- **Required work**:
Would you repeat the listing exactly but omit every picture?

........

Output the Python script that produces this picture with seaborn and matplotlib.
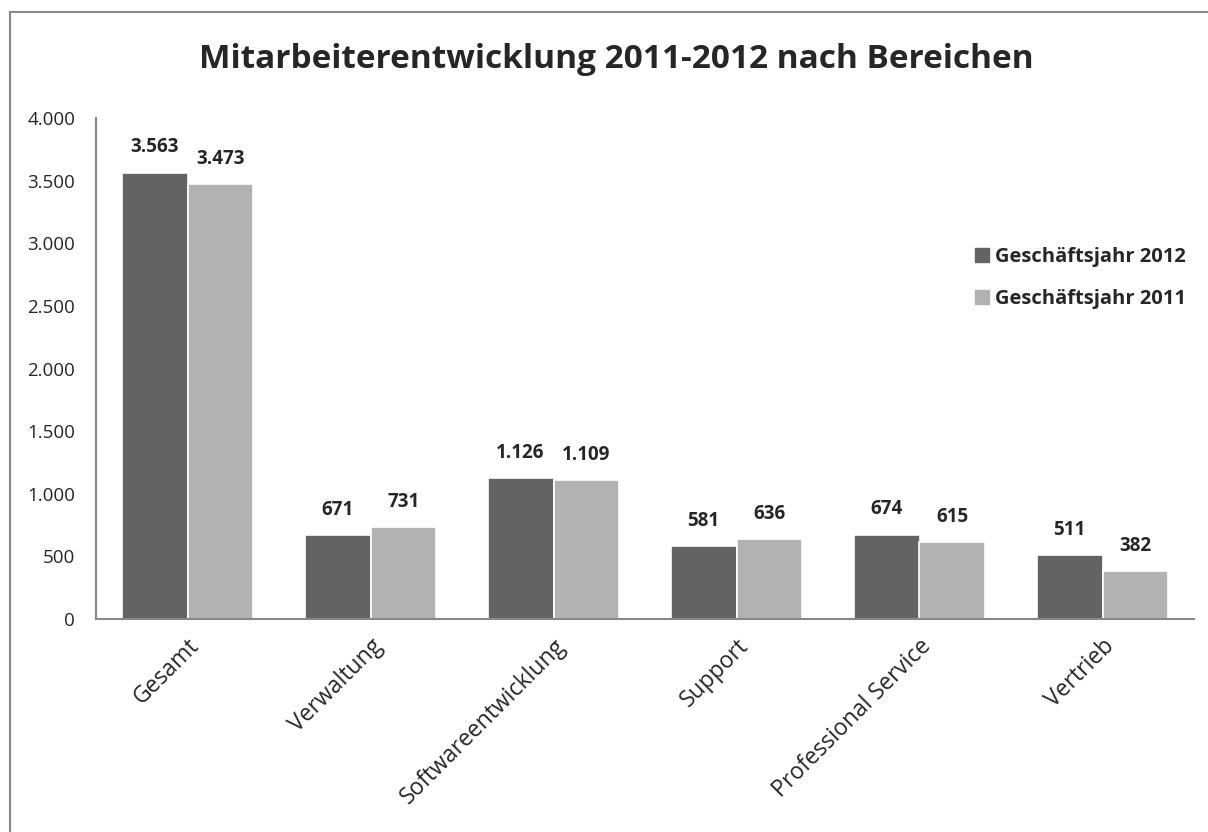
import matplotlib
matplotlib.use("Agg")
import matplotlib.pyplot as plt
import seaborn as sns
import pandas as pd
from matplotlib.patches import Rectangle
from matplotlib.lines import Line2D
from matplotlib.ticker import FuncFormatter

categories = ["Gesamt", "Verwaltung", "Softwareentwicklung", "Support", "Professional Service", "Vertrieb"]
values_2012 = [3563, 671, 1126, 581, 674, 511]
values_2011 = [3473, 731, 1109, 636, 615, 382]
series_names = ["Geschäftsjahr 2012", "Geschäftsjahr 2011"]
title = "Mitarbeiterentwicklung 2011-2012 nach Bereichen"

df = pd.DataFrame({
    "Bereich": categories * 2,
    "Jahr": [series_names[0]] * len(categories) + [series_names[1]] * len(categories),
    "Wert": values_2012 + values_2011,
})

sns.set_theme(style="white")
plt.rcParams["font.family"] = ["Open Sans", "DejaVu Sans"]

colors = ["#636363", "#b2b2b2"]
fig = plt.figure(figsize=(12.08, 8.32), dpi=100)
ax = fig.add_axes([96/1208, 1-619/832, (1194-96)/1208, (619-118)/832])

sns.barplot(data=df, x="Bereich", y="Wert", hue="Jahr", palette=colors, ax=ax,
            width=0.72, edgecolor="white", linewidth=1.2, saturation=1, legend=False)

ax.set_ylim(0, 4000)
ax.set_yticks(range(0, 4001, 500))
ax.yaxis.set_major_formatter(FuncFormatter(lambda v, p: f"{int(v):,}".replace(",", ".")))
ax.tick_params(axis="y", labelsize=13.5, length=0, pad=15)
ax.tick_params(axis="x", labelsize=16.5, length=0, pad=11)
ax.set_xticks(range(len(categories)))
ax.set_xticklabels(categories, rotation=45, ha="right", rotation_mode="anchor")
ax.set_xlabel("")
ax.set_ylabel("")
for s in ["top", "right"]:
    ax.spines[s].set_visible(False)
for s in ["left", "bottom"]:
    ax.spines[s].set_color("#888888")
    ax.spines[s].set_linewidth(1.5)

for cont in ax.containers:
    ax.bar_label(cont, labels=[f"{int(v):,}".replace(",", ".") for v in cont.datavalues],
                 padding=11, fontsize=13.5, fontweight="bold")

fig.text(616/1208, 1-60/832, title, ha="center", va="center", fontsize=24, fontweight="bold")

handles = [Line2D([0], [0], marker="s", color="none", markerfacecolor=c, markeredgecolor=c, markersize=10)
           for c in colors]
fig.legend(handles, series_names, loc="upper left", bbox_to_anchor=(962/1208, 1-239/832),
           frameon=False, prop={"weight": "bold", "size": 14.5}, handletextpad=0.05,
           labelspacing=1.1, handlelength=1.2, borderaxespad=0)

fig.add_artist(Rectangle((10/1208, -0.1), 1.2, 1.1-12/832, transform=fig.transFigure,
                         fill=False, edgecolor="#888888", linewidth=1.5, clip_on=False))

fig.savefig("out.png", dpi=100)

........

- **Task result**:
Output the Python script that produces this picture with seaborn and matplotlib.
import matplotlib
matplotlib.use("Agg")
import matplotlib.pyplot as plt
import seaborn as sns
import pandas as pd
from matplotlib.patches import Rectangle
from matplotlib.lines import Line2D
from matplotlib.ticker import FuncFormatter

categories = ["Gesamt", "Verwaltung", "Softwareentwicklung", "Support", "Professional Service", "Vertrieb"]
values_2012 = [3563, 671, 1126, 581, 674, 511]
values_2011 = [3473, 731, 1109, 636, 615, 382]
series_names = ["Geschäftsjahr 2012", "Geschäftsjahr 2011"]
title = "Mitarbeiterentwicklung 2011-2012 nach Bereichen"

df = pd.DataFrame({
    "Bereich": categories * 2,
    "Jahr": [series_names[0]] * len(categories) + [series_names[1]] * len(categories),
    "Wert": values_2012 + values_2011,
})

sns.set_theme(style="white")
plt.rcParams["font.family"] = ["Open Sans", "DejaVu Sans"]

colors = ["#636363", "#b2b2b2"]
fig = plt.figure(figsize=(12.08, 8.32), dpi=100)
ax = fig.add_axes([96/1208, 1-619/832, (1194-96)/1208, (619-118)/832])

sns.barplot(data=df, x="Bereich", y="Wert", hue="Jahr", palette=colors, ax=ax,
            width=0.72, edgecolor="white", linewidth=1.2, saturation=1, legend=False)

ax.set_ylim(0, 4000)
ax.set_yticks(range(0, 4001, 500))
ax.yaxis.set_major_formatter(FuncFormatter(lambda v, p: f"{int(v):,}".replace(",", ".")))
ax.tick_params(axis="y", labelsize=13.5, length=0, pad=15)
ax.tick_params(axis="x", labelsize=16.5, length=0, pad=11)
ax.set_xticks(range(len(categories)))
ax.set_xticklabels(categories, rotation=45, ha="right", rotation_mode="anchor")
ax.set_xlabel("")
ax.set_ylabel("")
for s in ["top", "right"]:
    ax.spines[s].set_visible(False)
for s in ["left", "bottom"]:
    ax.spines[s].set_color("#888888")
    ax.spines[s].set_linewidth(1.5)

for cont in ax.containers:
    ax.bar_label(cont, labels=[f"{int(v):,}".replace(",", ".") for v in cont.datavalues],
                 padding=11, fontsize=13.5, fontweight="bold")

fig.text(616/1208, 1-60/832, title, ha="center", va="center", fontsize=24, fontweight="bold")

handles = [Line2D([0], [0], marker="s", color="none", markerfacecolor=c, markeredgecolor=c, markersize=10)
           for c in colors]
fig.legend(handles, series_names, loc="upper left", bbox_to_anchor=(962/1208, 1-239/832),
           frameon=False, prop={"weight": "bold", "size": 14.5}, handletextpad=0.05,
           labelspacing=1.1, handlelength=1.2, borderaxespad=0)

fig.add_artist(Rectangle((10/1208, -0.1), 1.2, 1.1-12/832, transform=fig.transFigure,
                         fill=False, edgecolor="#888888", linewidth=1.5, clip_on=False))

fig.savefig("out.png", dpi=100)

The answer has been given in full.